The committee determined that there is a critical staffing shortage particularly in Air Traffic Service, that critical communications, navigation, and surveillance (CNS) infrastructure are not as reliable as they should be, and that flight procedures are suspended as a result of not being maintained.

Immediate interventions will therefore focus on the following:

  • Prioritize and improve governance processes to enable a single point accountability to allow efficient implementation.
  • Take steps to ensure the maintenance of instrument flight procedures which were the root cause of the most recent flight delays.
  • Accelerate the recruitment of critical staff, including air traffic service staff, flight procedure designers, surveyors, technical support staff, engineers and training instructors.
  • Undertake an urgent upgrade of CNS systems, which will include enhancements of the Air Traffic Management System, Air Traffic Flow Management System, and Communication systems.
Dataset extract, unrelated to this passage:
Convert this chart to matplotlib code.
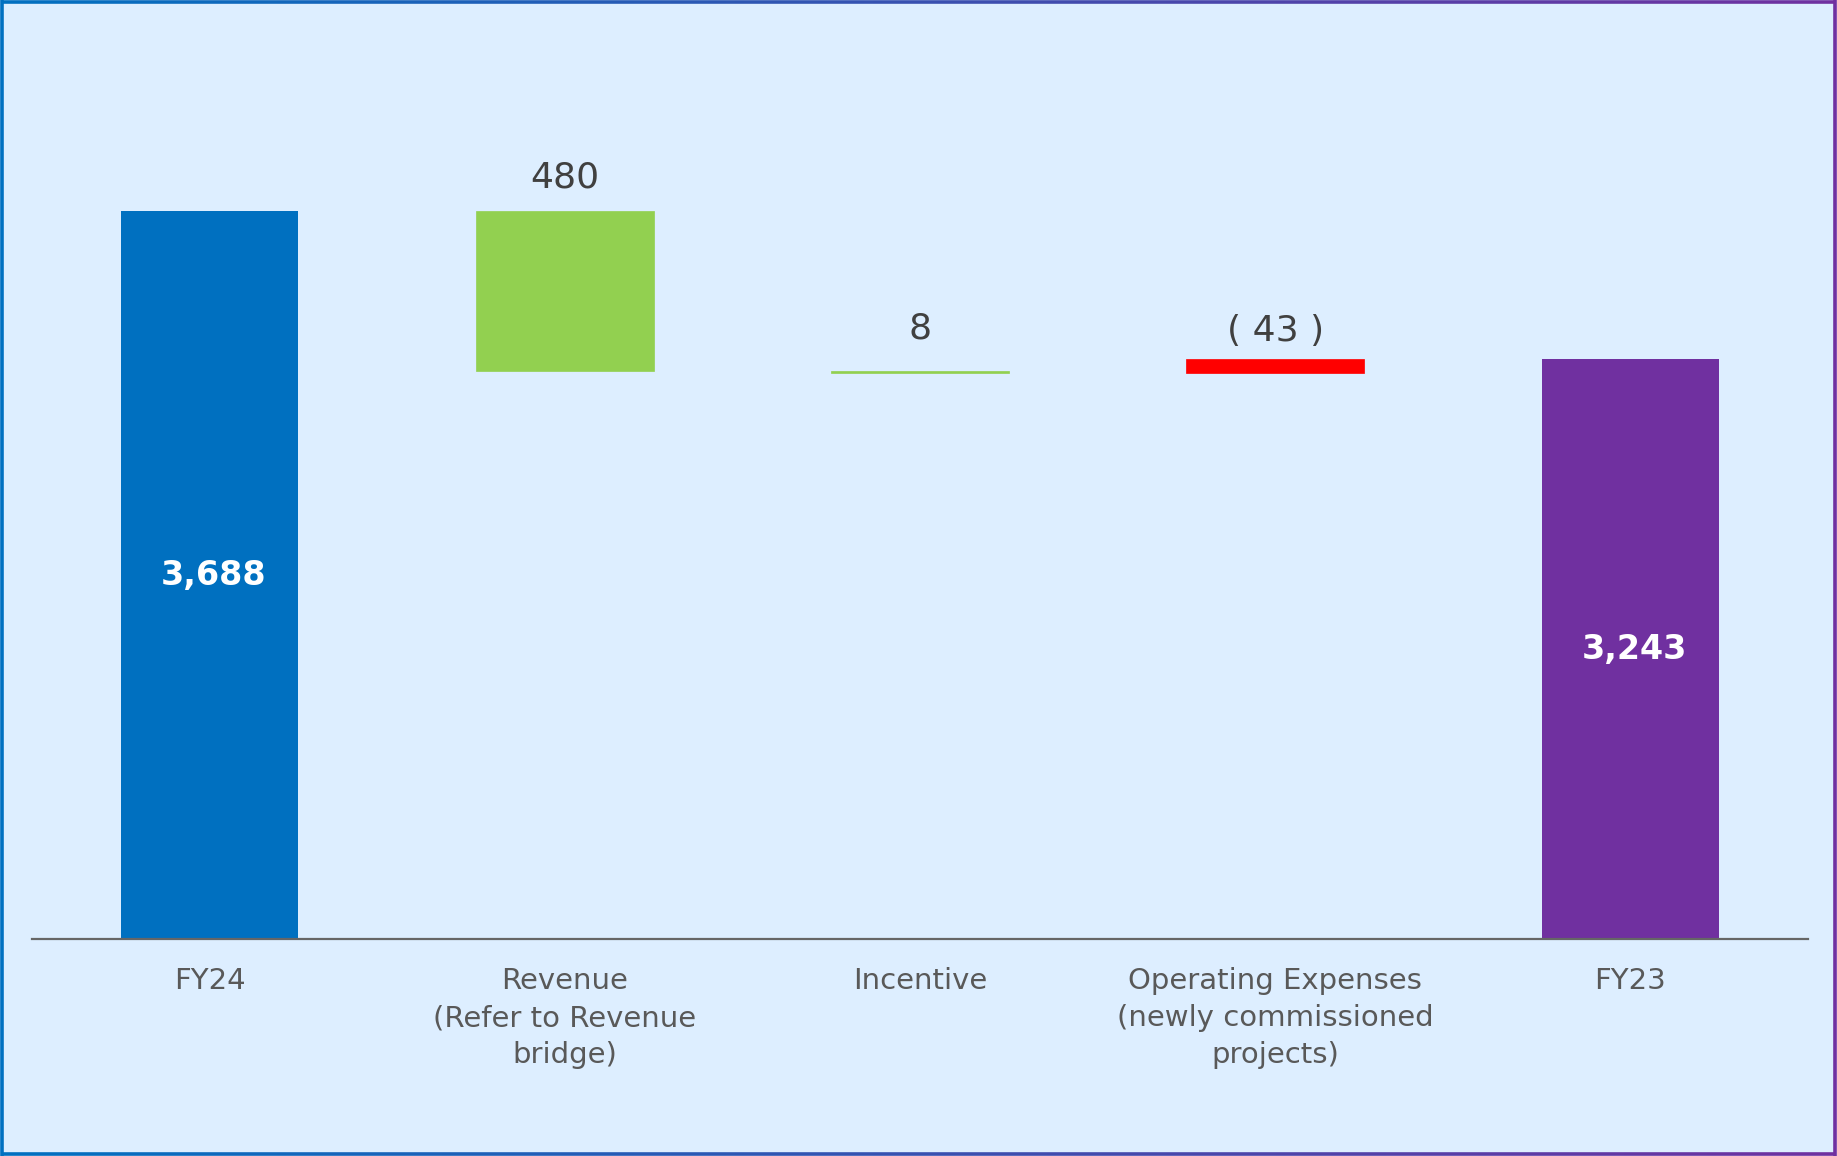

“Work on implementing the recommendations to stabilise the organisation will begin immediately,” said Department of Transport spokesperson Collen Msibi.

“Rebuilding the organisation to fully implement its mandate will, however, take time.”

The ATNS Board expects the process to take anywhere from 18 months up to three years to be fully implemented.

Source of frustration

The ATNS has been a source of frustration for airports and airlines in South Africa in recent years as system failures regularly result in cancelled and delayed flights, especially at smaller airports.

ATNS provides air traffic management services to all nine Airports Company South Africa (ACSA) airports, as well as 12 regional airports.

It also has a presence in 24 other African countries, plus St Helena Island, and is responsible for a large part of the Southern Indian and Atlantic Ocean, comprising approximately 6% of the world’s airspace, as per aviation expert Guy Leitch.

Commenting on the recent fuel shortage at OR Tambo International, Leitch said “the airline industry needs to be both resilient and flexible to deal with these failures and, let me just point out, ACSA is just one of the weak links in the entire chain that makes airlines fly.”

“The other big problem we’ve been seeing is with ATNS, that’s Air Traffic Navigation Services, who failed to maintain or survey the procedures that the airlines need to operate in out of airports,” he said.

As recently as October, FlySafair had to cancel several flights due to inclement weather, which it attributed to a “procedural backlog” within the ATNS.

It said it could not operate flights due to ATNS procedures for operations to King Phalo Airport in East London in certain weather and visibility conditions.

“FlySafair is actively working with both the ACSA and ATNS to resolve the situation as quickly as possible,” the carrier said.

“However, this disruption is part of a longer-term ATNS procedural backlog that will require more comprehensive action in the future.”

Nearly all airports in South Africa have been impacted by ATNS’s inefficiencies, with the George and East London locations being among the most affected, according to Leitch.